En su opinión, ¿qué papel debe jugar la historia en la formación de jueces y fiscales?
Conocer el pasado es fundamental para interpretar el presente, enmendar lo que sea necesario, y asegurarnos de no repetir las prácticas abusivas y equivocadas en el futuro, y nos permitirá replicar las que han demostrado tener éxito.
Por citarle dos ejemplos, el caso de Dolores Vázquez en Málaga nos debería servir para erradicar de nuestros tribunales los prejuicios y la discriminación de género, y evitar que los juicios mediáticos paralelos condicionen las decisiones de los jurados. Y por el contrario, el método de los fiscales de Baleares en la lucha contra la corrupción, con los mismos recursos y las mismas leyes de procedimiento que en las demás comunidades autónomas, debería estudiarse en la Escuela Judicial para extender las prácticas virtuosas que han sabido responder a los desafíos de los procesos complejos y completarlos satisfactoriamente.
¿Es posible construir una justicia más consciente de sus errores históricos para evitar repetirlos?

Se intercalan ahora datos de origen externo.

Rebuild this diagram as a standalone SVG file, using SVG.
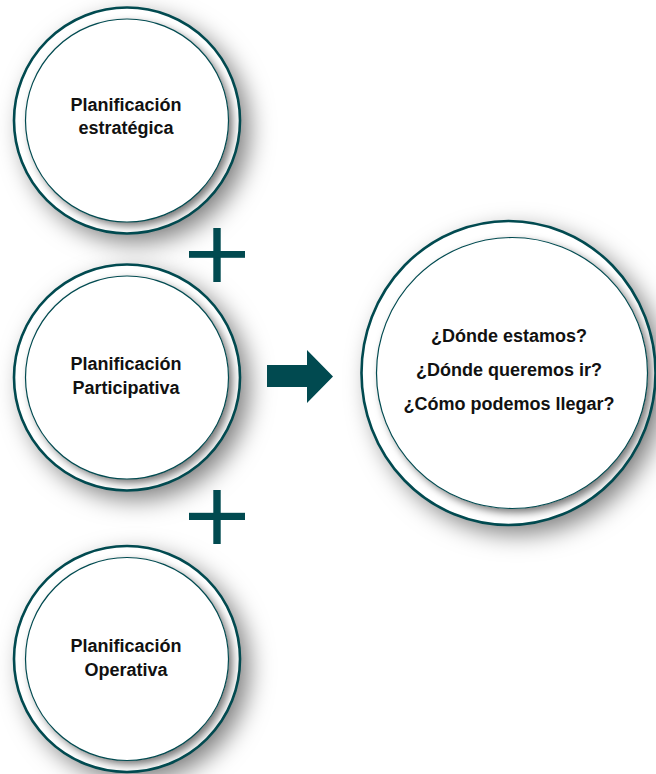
<svg xmlns="http://www.w3.org/2000/svg" width="656" height="774" viewBox="0 0 656 774">
<style>
.bg{fill:#ffffff}
.outer{fill:#ffffff;filter:url(#sh1)}
.innerFill{fill:#ffffff;filter:url(#sh2)}
.ring{fill:none;stroke:#014a50;stroke-width:2.6}
.ringIn{fill:none;stroke:#014a50;stroke-width:1.2}
.lbl{font-family:"Liberation Sans",Arial,sans-serif;font-weight:bold;font-size:18px;fill:#111111;text-anchor:middle}
.teal{fill:#014a50}
</style>
<defs>
<filter id="sh1" x="-40%" y="-40%" width="190%" height="190%">
<feDropShadow dx="9" dy="9" stdDeviation="12" flood-color="#000" flood-opacity="0.5"/>
</filter>
<filter id="sh2" x="-30%" y="-30%" width="170%" height="170%">
<feDropShadow dx="4" dy="4" stdDeviation="4" flood-color="#000" flood-opacity="0.55"/>
</filter>
</defs>
<rect class="bg" x="0" y="0" width="656" height="774"/>

<g id="node-estrategica">
<circle class="outer" cx="127" cy="120.5" r="113"/>
<circle class="innerFill" cx="127" cy="120.5" r="101.5"/>
<circle class="ring" cx="127" cy="120.5" r="113"/>
<circle class="ringIn" cx="127" cy="120.5" r="101.5"/>
<text class="lbl" x="126" y="110.5">Planificación</text>
<text class="lbl" x="126" y="134">estratégica</text>
</g>

<g id="node-participativa">
<circle class="outer" cx="127" cy="377.5" r="113"/>
<circle class="innerFill" cx="127" cy="377.5" r="101.5"/>
<circle class="ring" cx="127" cy="377.5" r="113"/>
<circle class="ringIn" cx="127" cy="377.5" r="101.5"/>
<text class="lbl" x="126" y="370">Planificación</text>
<text class="lbl" x="126" y="394">Participativa</text>
</g>

<g id="node-operativa">
<circle class="outer" cx="127" cy="659" r="113"/>
<circle class="innerFill" cx="127" cy="659" r="101.5"/>
<circle class="ring" cx="127" cy="659" r="113"/>
<circle class="ringIn" cx="127" cy="659" r="101.5"/>
<text class="lbl" x="126" y="652">Planificación</text>
<text class="lbl" x="126" y="676">Operativa</text>
</g>

<g id="node-preguntas">
<ellipse class="outer" cx="508.5" cy="373" rx="147" ry="152"/>
<circle class="innerFill" cx="512" cy="373" r="135.5"/>
<ellipse class="ring" cx="508.5" cy="373" rx="147" ry="152"/>
<circle class="ringIn" cx="512" cy="373" r="135.5"/>
<text class="lbl" x="509" y="341.5">¿Dónde estamos?</text>
<text class="lbl" x="509" y="376">¿Dónde queremos ir?</text>
<text class="lbl" x="509" y="410">¿Cómo podemos llegar?</text>
</g>

<g id="connectors">
<g id="plus-1" class="teal">
<rect x="213.3" y="228" width="7.4" height="54"/>
<rect x="189" y="251" width="56" height="6.8"/>
</g>
<g id="plus-2" class="teal">
<rect x="213.3" y="490" width="7.4" height="54"/>
<rect x="189" y="512.8" width="56" height="7.2"/>
</g>
<polygon id="arrow" class="teal" points="267,365 307,365 307,350 333,376.5 307,403 307,387 267,387"/>
</g>
</svg>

Las disfunciones de la justicia española son conocidas. Hace falta voluntad política, reformas legislativas y más recursos personales y materiales para ponerles solución. Eso no ocurrirá mientras sigamos teniendo en vigor una Ley de Enjuiciamiento Criminal del siglo XIX, o, por citarle algunos datos, mientras sigamos teniendo muchos menos jueces (11,2 por 100.000 habitantes) y menos fiscales (5,3 por 100.000) que la media de la Unión Europea (17,6 y 11,1, respectivamente).
Los ciudadanos desconfían de sus tribunales porque los perciben como instituciones poco eficientes, faltas de transparencia y mediatizadas por el poder político, económico y mediático
Por último, ¿qué se oculta hoy bajo las togas?

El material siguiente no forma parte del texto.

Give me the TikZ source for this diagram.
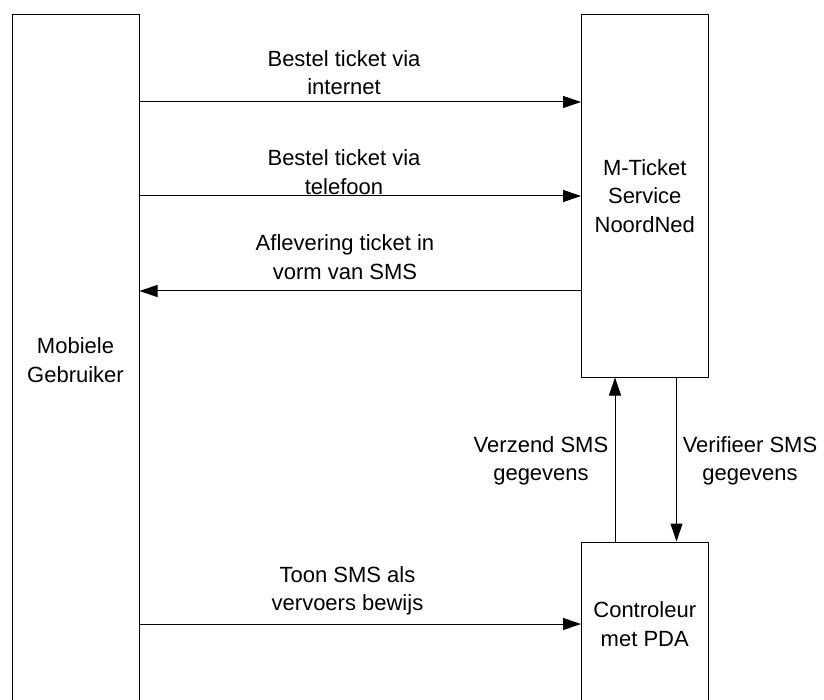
\documentclass[tikz,border=0pt]{standalone}
\usepackage{fontspec}
\setmainfont{Liberation Sans}
\usetikzlibrary{arrows.meta}
\tikzset{
  box/.style={draw=black, line width=1pt, inner sep=0pt, align=center, font=\fontsize{22}{28.5}\selectfont},
  lbl/.style={inner sep=0pt, align=center, font=\fontsize{22}{28.5}\selectfont},
  arr/.style={draw=black, line width=1pt, -{Triangle[length=18pt,width=12pt]}}
}
\begin{document}
\begin{tikzpicture}[x=1pt,y=-1pt]
\path[use as bounding box] (0,0) rectangle (824,700);
\clip (0,0) rectangle (824,700);
\fill[white] (0,0) rectangle (824,700);
\node[box, minimum width=127pt, minimum height=690pt] (user) at (75.5,360) {Mobiele\\Gebruiker};
\node[box, minimum width=126.5pt, minimum height=362pt] (service) at (644.75,196) {M-Ticket\\Service\\NoordNed};
\node[box, minimum width=126.5pt, minimum height=164pt] (pda) at (644.75,624) {Controleur\\met PDA};

\draw[arr] (user.east |- 0,102) -- (service.west |- 0,102);
\draw[arr] (user.east |- 0,196) -- (service.west |- 0,196);
\draw[arr] (service.west |- 0,291) -- (user.east |- 0,291);
\draw[arr] (user.east |- 0,624) -- (pda.west |- 0,624);
\draw[arr] (pda.north -| 615,0) -- (service.south -| 615,0);
\draw[arr] (service.south -| 676.5,0) -- (pda.north -| 676.5,0);

\node[lbl] (l1) at (344,72.5) {Bestel ticket via\\internet};
\node[lbl] (l2) at (344,172) {Bestel ticket via\\telefoon};
\node[lbl] (l3) at (345,257) {Aflevering ticket in\\vorm van SMS};
\node[lbl] (l4) at (347.5,591) {Toon SMS als\\vervoers bewijs};
\node[lbl] (l5) at (541,461) {Verzend SMS\\gegevens};
\node[lbl] (l6) at (750,461) {Verifieer SMS\\gegevens};
\end{tikzpicture}
\end{document}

Un servicio público infradotado de recursos, que no puede dar respuesta a la demanda legítima de justicia que proviene de la sociedad, que necesita instituciones independientes e imparciales que resuelvan los conflictos con celeridad y brinden a los ciudadanos seguridad jurídica.

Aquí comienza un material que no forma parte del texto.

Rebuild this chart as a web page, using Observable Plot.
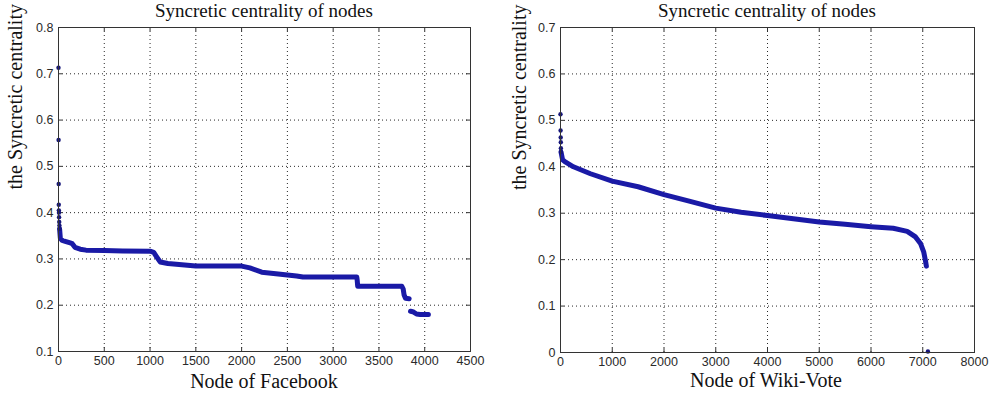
<!DOCTYPE html>
<html>
<head>
<meta charset="utf-8">
<script src="https://cdn.jsdelivr.net/npm/d3@7"></script>
<script src="https://cdn.jsdelivr.net/npm/@observablehq/plot@0.6"></script>
<style>
  html, body { margin: 0; padding: 0; background: #fff; }
  #wrap { position: relative; width: 990px; height: 398px; overflow: hidden; background: #fff; }
  #wrap > div.panel { position: absolute; top: 0; }
  .lbl { position: absolute; font-family: 'Liberation Serif', 'Times New Roman', serif; color: #111; white-space: nowrap; text-align: center; }
  .title { font-size: 19px; line-height: 21px; }
  .xlab { font-size: 20px; line-height: 20px; }
</style>
</head>
<body>
<div id="wrap">
  <div id="left" class="panel" style="left:0"></div>
  <div id="right" class="panel" style="left:495px"></div>
</div>
<script>
// ---------- Panel titles / labels ----------
const titleText = "Syncretic centrality of nodes";
const yLabelText = "the Syncretic centrality";
const fbXLabel = "Node of Facebook";
const wvXLabel = "Node of Wiki-Vote";

// ---------- Facebook panel ----------
const fbXTicks = [0, 500, 1000, 1500, 2000, 2500, 3000, 3500, 4000, 4500];
const fbYTicks = [0.1, 0.2, 0.3, 0.4, 0.5, 0.6, 0.7, 0.8];
// isolated top values (sorted nodes)
const fbDotNode  = [0, 1, 2, 3, 4, 5, 6, 8, 10, 12];
const fbDotValue = [0.713, 0.557, 0.462, 0.417, 0.405, 0.400, 0.390, 0.380, 0.372, 0.365];
// continuous part of the sorted curve
const fbNode  = [12, 20, 40, 73, 128, 150, 180, 237, 300, 500, 700, 1000, 1040, 1070, 1110, 1195, 1500, 2000, 2090, 2220, 2400, 2600, 2670, 3258, 3262, 3268, 3750, 3765, 3775, 3790, 3830,
                 3845, 3870, 3910, 3950, 4040];
const fbValue = [0.365, 0.345, 0.340, 0.338, 0.3345, 0.333, 0.325, 0.321, 0.319, 0.318, 0.317, 0.3166, 0.314, 0.305, 0.2935, 0.290, 0.2845, 0.2845, 0.2806, 0.2713, 0.2676, 0.2633, 0.261, 0.261, 0.255, 0.241, 0.241, 0.235, 0.222, 0.215, 0.214,
                 0.187, 0.186, 0.181, 0.180, 0.180];
const fbSeg   = [1,1,1,1,1,1,1,1,1,1,1,1,1,1,1,1,1,1,1,1,1,1,1,1,1,1,1,1,1,1,1, 2,2,2,2,2];

// ---------- Wiki-Vote panel ----------
const wvXTicks = [0, 1000, 2000, 3000, 4000, 5000, 6000, 7000, 8000];
const wvYTicks = [0, 0.1, 0.2, 0.3, 0.4, 0.5, 0.6, 0.7];
const wvDotNode  = [0, 2, 4, 6, 8, 10, 7100];
const wvDotValue = [0.513, 0.478, 0.463, 0.453, 0.440, 0.432, 0.002];
const wvNode  = [10, 40, 100, 250, 580, 1000, 1500, 2000, 2450, 3000, 3490, 4000, 4500, 5000, 5500, 6000, 6430, 6700, 6860, 6960, 7020, 7055, 7070];
const wvValue = [0.432, 0.415, 0.410, 0.400, 0.385, 0.369, 0.357, 0.340, 0.327, 0.311, 0.302, 0.295, 0.288, 0.281, 0.276, 0.271, 0.2675, 0.261, 0.249, 0.234, 0.216, 0.196, 0.186];

const lineColor = "#1a1aa6";
const dotColor = "#15157a";
const serif = "Liberation Serif";
const sans = "Liberation Sans";

function panel(cfg) {
  const innerW = cfg.width - cfg.ml - cfg.mr;
  const innerH = cfg.height - cfg.mt - cfg.mb;
  const lineData = cfg.node.map((n, i) => ({n, v: cfg.value[i], s: cfg.seg ? cfg.seg[i] : 1}));
  const dotData = cfg.dotNode.map((n, i) => ({n, v: cfg.dotValue[i]}));
  const fmt = d => String(d);
  const tk = 4;
  return Plot.plot({
    width: cfg.width, height: cfg.height,
    marginLeft: cfg.ml, marginRight: cfg.mr, marginTop: cfg.mt, marginBottom: cfg.mb,
    style: {background: "#fff", overflow: "visible"},
    x: {domain: cfg.xDomain, ticks: cfg.xTicks},
    y: {domain: cfg.yDomain, ticks: cfg.yTicks},
    marks: [
      Plot.gridX(cfg.xTicks, {stroke: "#111", strokeOpacity: 0.9, strokeDasharray: "1,3"}),
      Plot.gridY(cfg.yTicks, {stroke: "#111", strokeOpacity: 0.9, strokeDasharray: "1,3"}),
      // inward ticks on all four sides
      Plot.tickX(cfg.xTicks, {x: d => d, insetTop: innerH - tk, stroke: "#333"}),
      Plot.tickX(cfg.xTicks, {x: d => d, insetBottom: innerH - tk, stroke: "#333"}),
      Plot.tickY(cfg.yTicks, {y: d => d, insetRight: innerW - tk, stroke: "#333"}),
      Plot.tickY(cfg.yTicks, {y: d => d, insetLeft: innerW - tk, stroke: "#333"}),
      Plot.axisX(cfg.xTicks, {tickSize: 0, tickPadding: 5, tickFormat: fmt, fontSize: 12.5, fontFamily: sans, color: "#2a2a2a", label: null}),
      Plot.axisY(cfg.yTicks, {tickSize: 0, tickPadding: 5, tickFormat: fmt, fontSize: 12.5, fontFamily: sans, color: "#2a2a2a", label: null}),
      Plot.line(lineData, {x: "n", y: "v", z: "s", stroke: lineColor, strokeWidth: 5, strokeLinecap: "round", strokeLinejoin: "round"}),
      Plot.dot(dotData, {x: "n", y: "v", r: 2.2, fill: dotColor, stroke: "none"}),
      Plot.frame({stroke: "#333", strokeWidth: 1}),
      Plot.text([yLabelText], {frameAnchor: "left", lineAnchor: "bottom", rotate: -90, dx: cfg.yLabelDx, fontFamily: serif, fontSize: 20, fill: "#111"})
    ]
  });
}

function addLabel(parent, text, cls, centerX, top) {
  const d = document.createElement("div");
  d.className = "lbl " + cls;
  d.textContent = text;
  d.style.left = (centerX - 200) + "px";
  d.style.width = "400px";
  d.style.top = top + "px";
  parent.appendChild(d);
}

const wrap = document.getElementById("wrap");

document.getElementById("left").appendChild(panel({
  width: 495, height: 398, ml: 58, mr: 25, mt: 27, mb: 47,
  xDomain: [0, 4500], yDomain: [0.1, 0.8], xTicks: fbXTicks, yTicks: fbYTicks,
  node: fbNode, value: fbValue, seg: fbSeg, dotNode: fbDotNode, dotValue: fbDotValue,
  yLabelDx: -36.5
}));

document.getElementById("right").appendChild(panel({
  width: 495, height: 398, ml: 65, mr: 16, mt: 27, mb: 46,
  xDomain: [0, 8000], yDomain: [0, 0.7], xTicks: wvXTicks, yTicks: wvYTicks,
  node: wvNode, value: wvValue, seg: null, dotNode: wvDotNode, dotValue: wvDotValue,
  yLabelDx: -35
}));

addLabel(wrap, titleText, "title", 264, 0);
addLabel(wrap, titleText, "title", 767, 0);
addLabel(wrap, fbXLabel, "xlab", 264, 371);
addLabel(wrap, wvXLabel, "xlab", 766, 370);
</script>
</body>
</html>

Los ciudadanos desconfían de sus tribunales porque los perciben como instituciones poco eficientes, faltas de transparencia y mediatizadas por el poder político, económico y mediático, que permiten demasiadas veces que las desigualdades presentes en la sociedad traspasen las puertas de los juzgados y den lugar a resoluciones judiciales que convierten la igualdad ante la ley en una quimera.